Which lines hold the string "this"? Copy every one of them.

## Supplied data:
----------

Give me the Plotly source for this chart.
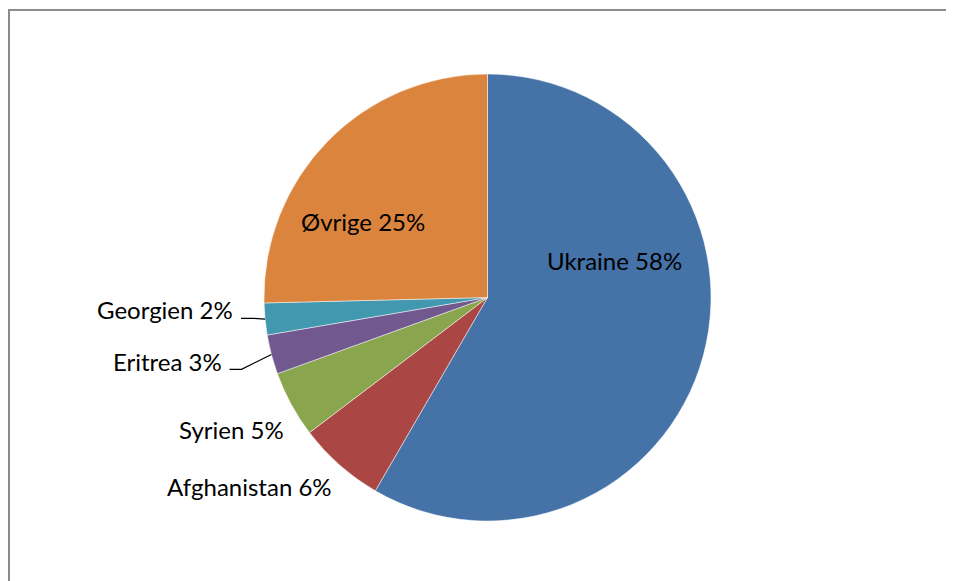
import math
import plotly.graph_objects as go

countries = ["Ukraine", "Afghanistan", "Syrien", "Eritrea", "Georgien", "Øvrige"]
shares = [58.4, 6.3, 4.8, 2.85, 2.3, 25.4]
colors = ["#4572A7", "#AA4643", "#89A54E", "#71588F", "#4198AF", "#DB843D"]

# ---- layout (window pixel coordinates; page body has an 8px margin) ----
W, H = 954, 581
OFF = 8
cx, cy, r = 487.5, 297.5, 223.5
# label anchor: (x, y_center, xanchor)
label_pos = {
    "Ukraine": (614.5, 260.5, "center"),
    "Øvrige": (362.5, 221.5, "center"),
    "Georgien": (235.0, 309.5, "right"),
    "Eritrea": (223.5, 361.0, "right"),
    "Syrien": (285.5, 429.0, "right"),
    "Afghanistan": (333.5, 486.5, "right"),
}
leaders = {"Georgien": 318.3, "Eritrea": 369.3}
FONT = dict(family="Lato, Carlito, Calibri, sans-serif", size=24, color="#000000")


def px(X):
    return (X - OFF) / W


def py(Y):
    return 1 - (Y - OFF) / H


fig = go.Figure(go.Pie(
    labels=countries,
    values=shares,
    sort=False,
    direction="clockwise",
    rotation=0,
    marker=dict(colors=colors, line=dict(color="rgba(255,255,255,0.7)", width=0.7)),
    textinfo="none",
    showlegend=False,
    hoverinfo="label+percent",
    domain=dict(x=[px(cx - r), px(cx + r)], y=[py(cy + r), py(cy - r)]),
))

total = sum(shares)
annotations = []
shapes = [dict(type="rect", xref="paper", yref="paper",
               x0=px(9), x1=1.05, y0=-0.05, y1=py(10),
               line=dict(color="#8c8c8c", width=2), layer="below")]
cum = 0.0
for name, v in zip(countries, shares):
    pct = round(100 * v / total)
    mid = math.radians(360 * (cum + v / 2) / total)
    cum += v
    X, Yc, anchor = label_pos[name]
    annotations.append(dict(
        x=px(X), y=py(Yc), xref="paper", yref="paper",
        text=f"{name} {pct}%", showarrow=False,
        xanchor=anchor, yanchor="middle", font=FONT,
    ))
    if name in leaders:
        Px = cx + r * math.sin(mid)
        Py = cy - r * math.cos(mid)
        Ly = leaders[name]
        x0 = X + 6
        path = (f"M {px(x0)} {py(Ly)} L {px(x0 + 12)} {py(Ly)} "
                f"L {px(Px)} {py(Py)}")
        shapes.append(dict(type="path", xref="paper", yref="paper", path=path,
                           line=dict(color="#000000", width=1.2)))

fig.update_layout(
    width=W, height=H,
    margin=dict(l=0, r=0, t=0, b=0),
    paper_bgcolor="white",
    plot_bgcolor="white",
    shapes=shapes,
    annotations=annotations,
)

fig.write_html("out.html")
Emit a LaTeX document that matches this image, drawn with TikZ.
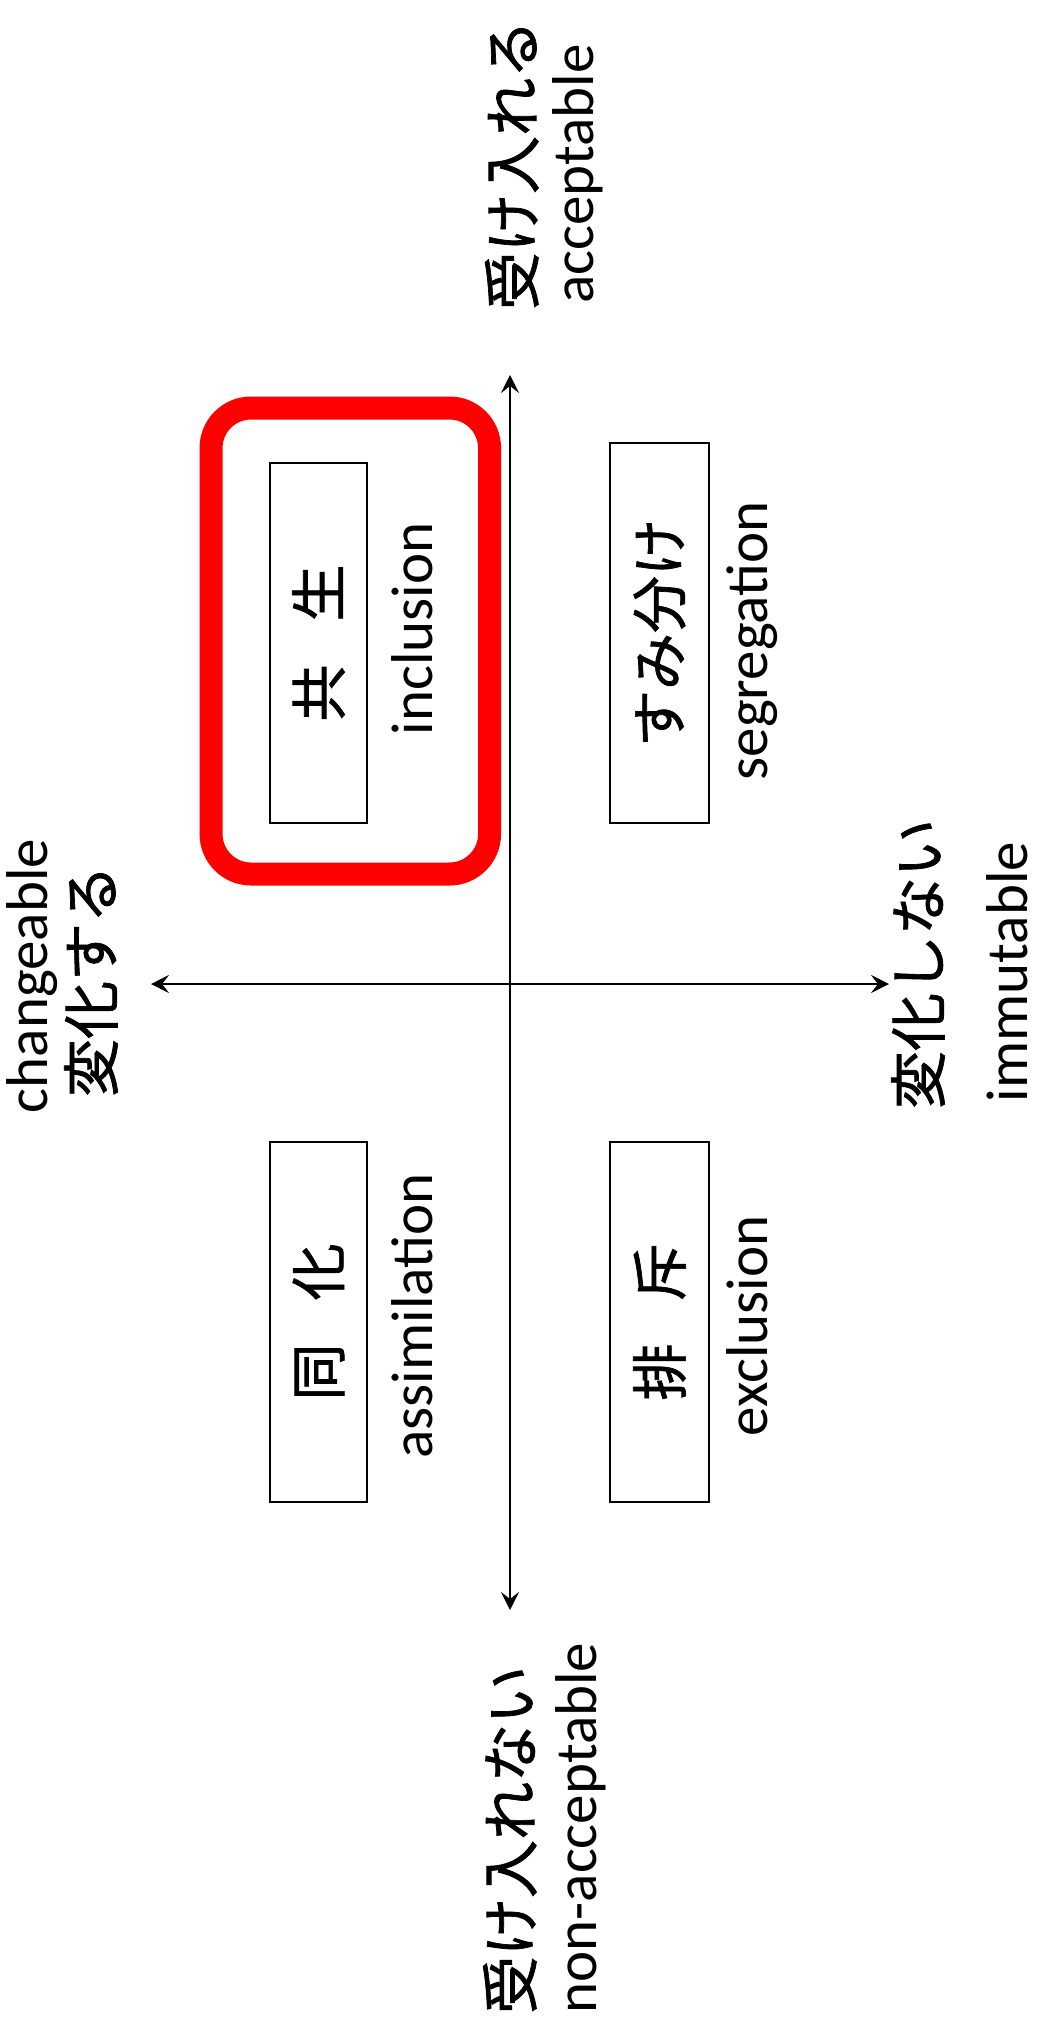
\documentclass[tikz,border=0pt]{standalone}
\usepackage{fontspec}
\setmainfont{Carlito}
\newfontfamily\jp[FakeBold=1.2]{Noto Sans CJK JP}
\usetikzlibrary{arrows.meta}
\begin{document}
\begin{tikzpicture}[x=1pt,y=-1pt,
  en/.style={rotate=90, anchor=base, inner sep=0pt, font=\fontsize{59}{70}\selectfont},
  ja/.style={rotate=90, anchor=base, inner sep=0pt, font=\jp\fontsize{58}{70}\selectfont},
  catbox/.style={draw, line width=2.5pt, rotate=90, inner sep=0pt, font=\jp\fontsize{57}{70}\selectfont},
  hl/.style={draw=red, line width=23pt, rounded corners=40pt, inner sep=0pt},
  axis/.style={line width=2.5pt, {Stealth[length=18pt,width=18pt,inset=7pt]}-{Stealth[length=18pt,width=18pt,inset=7pt]}},
]
\useasboundingbox (0,0) rectangle (1041,2033);
\fill[white] (0,0) rectangle (1041,2033);

% highlight
\node[hl, minimum width=278.5pt, minimum height=466pt] (hl) at (350.3,641) {};

% category boxes
\node[catbox, minimum width=360pt, minimum height=97pt] (kyosei) at (318.5,643) {共\hspace{43pt}生};
\node[catbox, minimum width=380pt, minimum height=99pt] (sumiwake) at (659.5,633) {すみ分け};
\node[catbox, minimum width=360pt, minimum height=97pt] (doka) at (318.5,1322) {同\hspace{43pt}化};
\node[catbox, minimum width=360pt, minimum height=99pt] (haiseki) at (659.5,1322) {排\hspace{43pt}斥};

% english captions
\node[en] (inc) at (432,629) {inclusion};
\node[en] (seg) at (767,641) {segregation};
\node[en] (assim) at (432,1316) {assimilation};
\node[en] (exc) at (767,1326) {exclusion};

% axis labels
\node[ja] (accja) at (534,165) {受け入れる};
\node[en] (accen) at (593,174) {acceptable};
\node[en] (chgen) at (47,976) {changeable};
\node[ja] (chgja) at (113,981) {変化する};
\node[ja] (immja) at (940,964) {変化しない};
\node[en] (immen) at (1027,972) {immutable};
\node[ja] (naccja) at (532,1840) {受け入れない};
\node[en] (naccen) at (596,1828) {non-acceptable};

% axes
\coordinate (top) at (510,375);
\coordinate (bot) at (510,1610);
\coordinate (lft) at (151,984);
\coordinate (rgt) at (889,984);
\draw[axis] (top) -- (bot);
\draw[axis] (lft) -- (rgt);
\end{tikzpicture}
\end{document}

----------

## Answer below:
Give me the Plotly source for this chart.
Emit a LaTeX document that matches this image, drawn with TikZ.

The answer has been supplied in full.